The mathematical theory of Pythagoras finds place in the lyrics and also a little bit in the music. The instrument “Monochord” is a perfect example to demonstrate the harmonic basis of this theory.
Aseka: Since what is remaining is the finale of the concept cycle are you guys planning on something mind-boggling? What could the Obscura fans expect on the fourth record?
Linus: Right now we are collecting ideas already. Last week I’ve written the first version of a complete song already. In the lifecycle story the fourth album will be about the apocalypse and the end of everything. This is why we want the music to be epic and more brutal again. The guitars will be very different – no fretless guitar, but still very dynamic with a precise and very direct sounding guitar. I can’t wait to hear the solos of Rafael with his incredible phrasing.
Aseka: Let’s talk about touring. Have you had the opportunity to discover heavy metal in this part of the world? Especially South Asian countries such as Sri Lanka and India since there is a growing fan base for heavy metal music.
Linus: I am always, very interested in metal around the world. The scene is growing and it is wonderful, and thanks to the internet, we can play all around the world.
There are a lot of countries where we want to play but sometimes it is not very easy to manage all the production. The equipment that we require is not available everywhere.
You can’t play Obscura’s music on a normal sized drum kit for an example.
I have a friend in Sri Lanka that often tells me about your great metal scene, I’ve met fans from Sri Lanka when we played on our South East Asia Tour in 2011 and on the Hammersonic Festival in Indonesia this year. The history, your culture, your food and your nature is something I would love to explore more. Those are just a few of the many reasons why it would be great to come and play in Sri Lanka.
India is on our ‘to do’ list as well, we are discussing different touring options for next year right now.

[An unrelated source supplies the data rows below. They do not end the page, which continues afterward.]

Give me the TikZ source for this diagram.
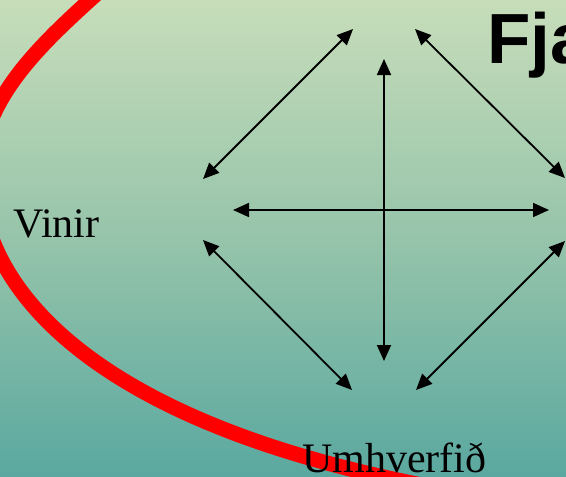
\documentclass[tikz,border=0pt]{standalone}
\usepackage{fontspec}
\setmainfont{Liberation Serif}
\newfontfamily\headfont{Liberation Sans}
\usetikzlibrary{arrows.meta}
\definecolor{bgtop}{RGB}{199,221,186}
\definecolor{bgmid}{RGB}{150,196,170}
\definecolor{bgbot}{RGB}{90,168,160}
\tikzset{
  linkarrow/.style={line width=1.8pt, {Triangle[length=16pt,width=14pt]}-{Triangle[length=16pt,width=14pt]}},
  serifbig/.style={inner sep=0pt, anchor=base west, font=\fontsize{42}{48}\selectfont},
  ringline/.style={red, line width=15pt},
}
\begin{document}
\begin{tikzpicture}[x=1pt,y=-1pt]
\useasboundingbox (0,0) rectangle (566,477);
\shade[top color=bgtop, bottom color=bgbot, middle color=bgmid] (0,0) rectangle (566,477);
\begin{scope}
\clip (0,0) rectangle (566,477);
\coordinate (rTop) at (112,-20);
\coordinate (rLeft) at (-20,175);
\coordinate (rEnd) at (460,492);
\draw[ringline] (rTop) .. controls (48,38) and (-20,95) .. (rLeft)
  .. controls (-20,292) and (100,430) .. (rEnd);
\node[inner sep=0pt, anchor=base west, font=\headfont\bfseries\fontsize{71}{80}\selectfont] (title) at (487,63) {Fja};
\end{scope}
\node[serifbig] (vinir) at (13,237) {Vinir};
\node[serifbig] (umh) at (302,472) {Umhverfið};
\coordinate (ulT) at (353,29);
\coordinate (ulB) at (203,179);
\coordinate (urT) at (415,29);
\coordinate (urB) at (565,178);
\coordinate (llT) at (203,240);
\coordinate (llB) at (352,390);
\coordinate (lrB) at (416,390);
\coordinate (lrT) at (565,241);
\coordinate (vT) at (384,59);
\coordinate (vB) at (384,361);
\coordinate (hL) at (233,210);
\coordinate (hR) at (549,210);
\draw[linkarrow] (ulT) -- (ulB);
\draw[linkarrow] (urT) -- (urB);
\draw[linkarrow] (llT) -- (llB);
\draw[linkarrow] (lrB) -- (lrT);
\draw[linkarrow] (vT) -- (vB);
\draw[linkarrow] (hL) -- (hR);
\end{tikzpicture}
\end{document}
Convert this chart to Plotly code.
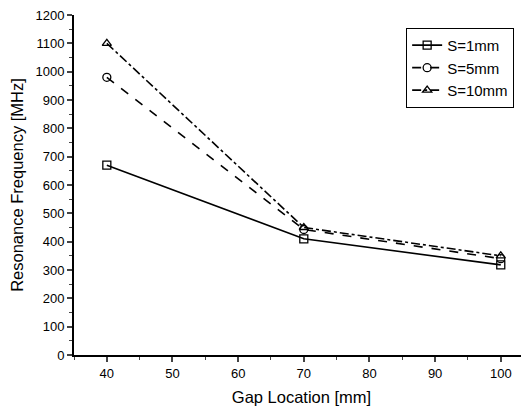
import plotly.graph_objects as go

gap_location = [40, 70, 100]
s1mm = [670, 410, 318]
s5mm = [980, 443, 340]
s10mm = [1100, 450, 350]
names = ["S=1mm", "S=5mm", "S=10mm"]

fig = go.Figure()
styles = [("solid", "square-open"), ("dash", "circle-open"), ("dashdot", "triangle-up-open")]
for name, ys, (dash, sym) in zip(names, [s1mm, s5mm, s10mm], styles):
    fig.add_trace(go.Scatter(
        x=gap_location, y=ys, name=name, mode="lines+markers",
        line=dict(color="black", width=1.6, dash=dash),
        marker=dict(symbol=sym, size=8, color="black", line=dict(width=1.3, color="black")),
    ))

font = "Liberation Sans, Arial, sans-serif"
# page body has an 8px default margin, so the figure is sized to fit the window
fig.update_layout(
    width=521, height=402,
    margin=dict(l=66, r=0, t=7, b=55),
    paper_bgcolor="white", plot_bgcolor="white",
    font=dict(family=font, color="black", size=13),
    showlegend=True,
    legend=dict(x=0.73, y=0.962, xanchor="left", yanchor="top",
                bordercolor="black", borderwidth=1, bgcolor="white",
                font=dict(size=15, family=font), tracegroupgap=0,
                itemwidth=30),
    xaxis=dict(range=[35, 104.3], tickmode="array", tickvals=[40, 50, 60, 70, 80, 90, 100],
               ticks="outside", ticklen=5, tickwidth=1.5, linecolor="black", linewidth=2,
               showgrid=False, zeroline=False, automargin=False,
               minor=dict(tickvals=[35, 45, 55, 65, 75, 85, 95], ticks="outside", ticklen=3, tickwidth=1.2),
               title=dict(text="Gap Location [mm]", font=dict(size=16.5), standoff=12),
               tickfont=dict(size=13)),
    yaxis=dict(range=[0, 1200], dtick=100, tick0=0,
               ticks="outside", ticklen=5, tickwidth=1.5, linecolor="black", linewidth=2,
               showgrid=False, zeroline=False, automargin=False,
               ticklabeloverflow="allow",
               minor=dict(dtick=50, ticks="outside", ticklen=3, tickwidth=1.2),
               title=dict(text="Resonance Frequency [MHz]", font=dict(size=16.5), standoff=10),
               tickfont=dict(size=13)),
)

fig.write_html("out.html")
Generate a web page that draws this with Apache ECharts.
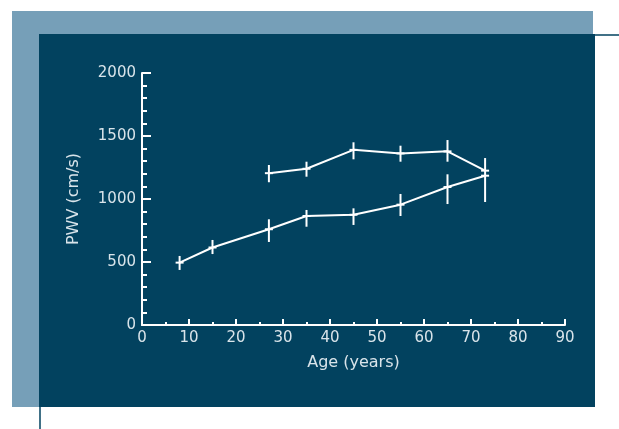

Aseka: Finally, any special mentions of who helped Obscura to put out an elegant record such as ‘Akroasis’?
Linus: Oh, absolutely. Our producer V Santura had a very important role on every Obscura album. He is a working machine, he has very creative ideas and is helpful in every possible situation. On all albums he worked very close on the vocal lines with Steffen.
It was hard to find a common spot in our time schedules this time. But we didn’t want to work with any other producer. This made the production stressful, but he is surely one of the reasons why this album sounds the way it should sound.
And of course I want to mention our fans. A technical band requires way more work than a “normal” band. Without their support this band wouldn’t be alive anymore.